Participants formed groups of 3 and got right to work. One requirement was that groups had to develop a written plan and sketch before they could start construction:
After 45 minutes of initial design and construction time each wheel was tested. A large plastic trash bin was turned into a test facility by taping 2 large washers to the top that the dowels fit in.
The challenge was to lift 150 grams of weight as high as possible with 2 liters of rice. Here is slow motion of one wheel. Note the weights being lifted:
After an initial trial participants were asked to improve and redesign their waterwheels. Then we did one more trial. Here was the winner:
Next we increased the weight gradually and this same design won by lifting 500 grams about halfway. In the classroom what we did in about 2 hours would probably be 2-3 days. And you could easily go much, much deeper. Possibilities include, but are in no way limited to:
Examining the best designs and then having everyone start over from scratch. BTW, the slow motion was shot with my iPhone. Think of using that feature to really see what is going on to help in redesign and also how you pour the rice. Slow motion has implications for data collection leading to redesign in many activities!
Using the same waterwheels but change the task to spinning the fastest with no weight attached … did the designs that lifted the most weight spin fastest? Why? Why not?
Start over and design a wheel that spins fastest as the goal.
Allow different materials or limit materials even further.
Increase and/or decrease the amount of rice allowed from 2 liters.
What design uses the least amount of rice to pull the given weight to the top?
One photo above shows a design utilizing a pulley made from paper plates. That design failed as it could not develop enough torque to overcome the extra load the pulley provided. Can you design a wheel that would work with the pulley (they didn’t have enough time to redesign in this case).
Thinking of the pulley example, can you attach something else that the pulley would cause to turn? Perhaps transforming the lift into some other kind of work or energy? Turn an electric generator? Pump water?

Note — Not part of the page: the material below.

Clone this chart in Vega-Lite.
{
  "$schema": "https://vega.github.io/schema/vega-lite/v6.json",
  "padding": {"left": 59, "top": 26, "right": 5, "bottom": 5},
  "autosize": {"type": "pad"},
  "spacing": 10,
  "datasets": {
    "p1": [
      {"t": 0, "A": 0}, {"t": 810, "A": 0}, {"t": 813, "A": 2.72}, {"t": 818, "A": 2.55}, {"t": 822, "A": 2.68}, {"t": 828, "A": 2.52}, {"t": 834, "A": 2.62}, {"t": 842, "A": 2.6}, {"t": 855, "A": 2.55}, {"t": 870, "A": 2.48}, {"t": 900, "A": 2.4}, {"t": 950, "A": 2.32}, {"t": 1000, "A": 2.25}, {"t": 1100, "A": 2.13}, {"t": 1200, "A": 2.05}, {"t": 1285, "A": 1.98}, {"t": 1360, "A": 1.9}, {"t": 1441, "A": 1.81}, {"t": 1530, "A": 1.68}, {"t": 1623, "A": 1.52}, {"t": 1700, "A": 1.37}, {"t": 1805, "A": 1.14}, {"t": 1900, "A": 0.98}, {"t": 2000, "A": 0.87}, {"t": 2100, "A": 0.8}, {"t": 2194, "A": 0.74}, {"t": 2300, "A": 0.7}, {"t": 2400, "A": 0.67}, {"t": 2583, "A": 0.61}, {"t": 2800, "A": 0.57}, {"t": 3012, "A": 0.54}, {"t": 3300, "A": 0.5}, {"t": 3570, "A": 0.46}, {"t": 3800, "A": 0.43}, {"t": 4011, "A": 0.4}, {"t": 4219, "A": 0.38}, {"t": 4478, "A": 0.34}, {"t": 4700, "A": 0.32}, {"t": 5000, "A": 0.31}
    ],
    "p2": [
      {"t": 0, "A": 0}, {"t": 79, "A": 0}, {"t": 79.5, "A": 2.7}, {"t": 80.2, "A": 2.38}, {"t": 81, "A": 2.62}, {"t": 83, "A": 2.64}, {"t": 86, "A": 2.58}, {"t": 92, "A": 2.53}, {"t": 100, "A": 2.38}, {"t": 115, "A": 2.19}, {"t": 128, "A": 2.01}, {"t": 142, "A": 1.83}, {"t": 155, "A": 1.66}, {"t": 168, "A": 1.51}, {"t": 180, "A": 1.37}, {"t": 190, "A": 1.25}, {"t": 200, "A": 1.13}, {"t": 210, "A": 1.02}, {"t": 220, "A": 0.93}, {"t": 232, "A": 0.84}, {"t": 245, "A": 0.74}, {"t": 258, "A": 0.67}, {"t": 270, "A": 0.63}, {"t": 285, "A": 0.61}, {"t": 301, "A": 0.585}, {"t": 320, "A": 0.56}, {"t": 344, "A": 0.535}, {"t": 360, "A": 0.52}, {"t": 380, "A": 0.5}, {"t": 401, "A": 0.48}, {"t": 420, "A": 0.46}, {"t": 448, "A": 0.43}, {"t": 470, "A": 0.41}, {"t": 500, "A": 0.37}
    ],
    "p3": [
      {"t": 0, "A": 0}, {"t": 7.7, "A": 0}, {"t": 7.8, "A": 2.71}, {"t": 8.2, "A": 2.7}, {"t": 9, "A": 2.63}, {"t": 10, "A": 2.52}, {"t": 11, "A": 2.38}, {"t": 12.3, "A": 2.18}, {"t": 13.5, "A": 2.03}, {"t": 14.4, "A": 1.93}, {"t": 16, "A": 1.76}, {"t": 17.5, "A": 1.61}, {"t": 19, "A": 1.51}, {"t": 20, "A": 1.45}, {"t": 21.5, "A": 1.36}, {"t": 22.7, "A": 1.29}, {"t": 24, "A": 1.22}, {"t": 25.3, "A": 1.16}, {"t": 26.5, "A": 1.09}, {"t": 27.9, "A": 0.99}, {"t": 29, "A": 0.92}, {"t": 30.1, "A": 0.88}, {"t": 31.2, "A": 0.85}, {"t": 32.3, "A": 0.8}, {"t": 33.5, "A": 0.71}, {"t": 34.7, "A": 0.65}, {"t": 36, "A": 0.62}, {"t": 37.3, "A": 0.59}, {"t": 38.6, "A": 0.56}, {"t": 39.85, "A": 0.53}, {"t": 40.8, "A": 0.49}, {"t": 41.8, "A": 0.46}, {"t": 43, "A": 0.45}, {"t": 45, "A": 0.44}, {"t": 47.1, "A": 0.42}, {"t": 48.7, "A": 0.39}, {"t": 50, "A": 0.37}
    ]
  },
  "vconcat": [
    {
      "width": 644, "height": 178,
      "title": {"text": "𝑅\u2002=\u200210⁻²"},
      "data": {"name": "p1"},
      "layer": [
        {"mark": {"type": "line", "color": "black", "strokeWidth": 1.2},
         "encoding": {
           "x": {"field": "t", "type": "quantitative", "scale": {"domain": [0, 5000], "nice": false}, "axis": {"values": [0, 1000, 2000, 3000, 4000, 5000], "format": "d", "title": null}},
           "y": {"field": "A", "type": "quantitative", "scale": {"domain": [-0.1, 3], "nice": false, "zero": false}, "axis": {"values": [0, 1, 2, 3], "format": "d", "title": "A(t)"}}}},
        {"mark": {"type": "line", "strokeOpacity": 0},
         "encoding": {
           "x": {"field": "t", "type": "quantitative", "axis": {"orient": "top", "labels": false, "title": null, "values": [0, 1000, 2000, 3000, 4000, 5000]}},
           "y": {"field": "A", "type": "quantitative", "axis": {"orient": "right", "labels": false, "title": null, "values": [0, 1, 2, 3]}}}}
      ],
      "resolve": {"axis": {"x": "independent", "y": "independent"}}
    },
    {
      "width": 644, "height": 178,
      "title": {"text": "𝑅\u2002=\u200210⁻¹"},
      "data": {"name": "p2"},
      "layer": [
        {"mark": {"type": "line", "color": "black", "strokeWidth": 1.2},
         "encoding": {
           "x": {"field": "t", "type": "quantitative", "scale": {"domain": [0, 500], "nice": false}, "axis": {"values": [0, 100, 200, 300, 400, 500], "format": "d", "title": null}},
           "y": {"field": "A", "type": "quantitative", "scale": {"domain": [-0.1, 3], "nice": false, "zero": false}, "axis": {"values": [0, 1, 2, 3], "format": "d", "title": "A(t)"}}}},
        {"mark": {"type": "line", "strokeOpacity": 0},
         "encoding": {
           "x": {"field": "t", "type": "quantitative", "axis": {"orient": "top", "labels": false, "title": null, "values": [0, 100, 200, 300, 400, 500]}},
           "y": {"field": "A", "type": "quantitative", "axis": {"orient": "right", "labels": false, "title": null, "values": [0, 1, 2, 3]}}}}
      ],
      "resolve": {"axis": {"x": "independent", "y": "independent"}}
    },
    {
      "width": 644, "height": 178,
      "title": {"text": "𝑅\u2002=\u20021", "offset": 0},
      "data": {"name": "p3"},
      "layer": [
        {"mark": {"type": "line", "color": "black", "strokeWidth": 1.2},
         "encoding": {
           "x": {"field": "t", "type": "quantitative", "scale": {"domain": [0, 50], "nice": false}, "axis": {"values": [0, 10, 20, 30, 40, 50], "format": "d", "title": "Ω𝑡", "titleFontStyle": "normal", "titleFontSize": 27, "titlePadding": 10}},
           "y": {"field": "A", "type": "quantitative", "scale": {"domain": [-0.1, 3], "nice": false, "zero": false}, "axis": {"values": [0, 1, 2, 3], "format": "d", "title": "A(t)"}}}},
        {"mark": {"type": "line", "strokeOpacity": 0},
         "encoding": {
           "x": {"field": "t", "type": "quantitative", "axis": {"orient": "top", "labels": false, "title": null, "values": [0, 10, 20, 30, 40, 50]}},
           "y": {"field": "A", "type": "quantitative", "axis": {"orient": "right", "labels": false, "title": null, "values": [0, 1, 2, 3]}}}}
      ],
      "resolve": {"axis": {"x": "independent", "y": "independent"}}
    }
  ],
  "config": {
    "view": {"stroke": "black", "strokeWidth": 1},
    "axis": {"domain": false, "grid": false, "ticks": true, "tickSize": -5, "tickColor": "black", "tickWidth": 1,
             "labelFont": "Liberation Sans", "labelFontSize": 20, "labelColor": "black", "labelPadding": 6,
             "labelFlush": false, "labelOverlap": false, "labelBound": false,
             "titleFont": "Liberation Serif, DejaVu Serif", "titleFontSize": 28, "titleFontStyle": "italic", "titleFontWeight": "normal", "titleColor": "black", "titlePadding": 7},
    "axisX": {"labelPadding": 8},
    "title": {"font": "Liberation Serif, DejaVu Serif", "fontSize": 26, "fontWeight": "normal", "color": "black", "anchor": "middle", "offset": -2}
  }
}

Please add your ideas in the comments.
In addition, as I’ve stated many times, this kind of learning is also a powerful integration to other subjects – collect data and crunch it in math, write (and blog to share!!!) about the procedures, learning, data, what was interesting … and perhaps invite/connect with students elsewhere to participate and share their experiences, data, photos. Lots of powerful ways to integrate technology as well – photos, video, blogging, wiki pages, video-conferencing between schools and more. Creative writing stories from the waterwheels point of view explaining what the experience was like for them … this again makes students have to be very observant about everything that happens to the wheel so they can accurately explain what the wheel experiences with lots of description. “When the tiny white grains of rice hit me I was taken by surprise, and at first the grains felt like tiny stinging bees, but I quickly got used to the sensation and then was exhilarated as I began to turn and quickly picked up speed ….” History lessons tied to the development of waterwheels in history and their impact on society. Are waterwheels still being developed in new innovative ways? So much here to research and learn from.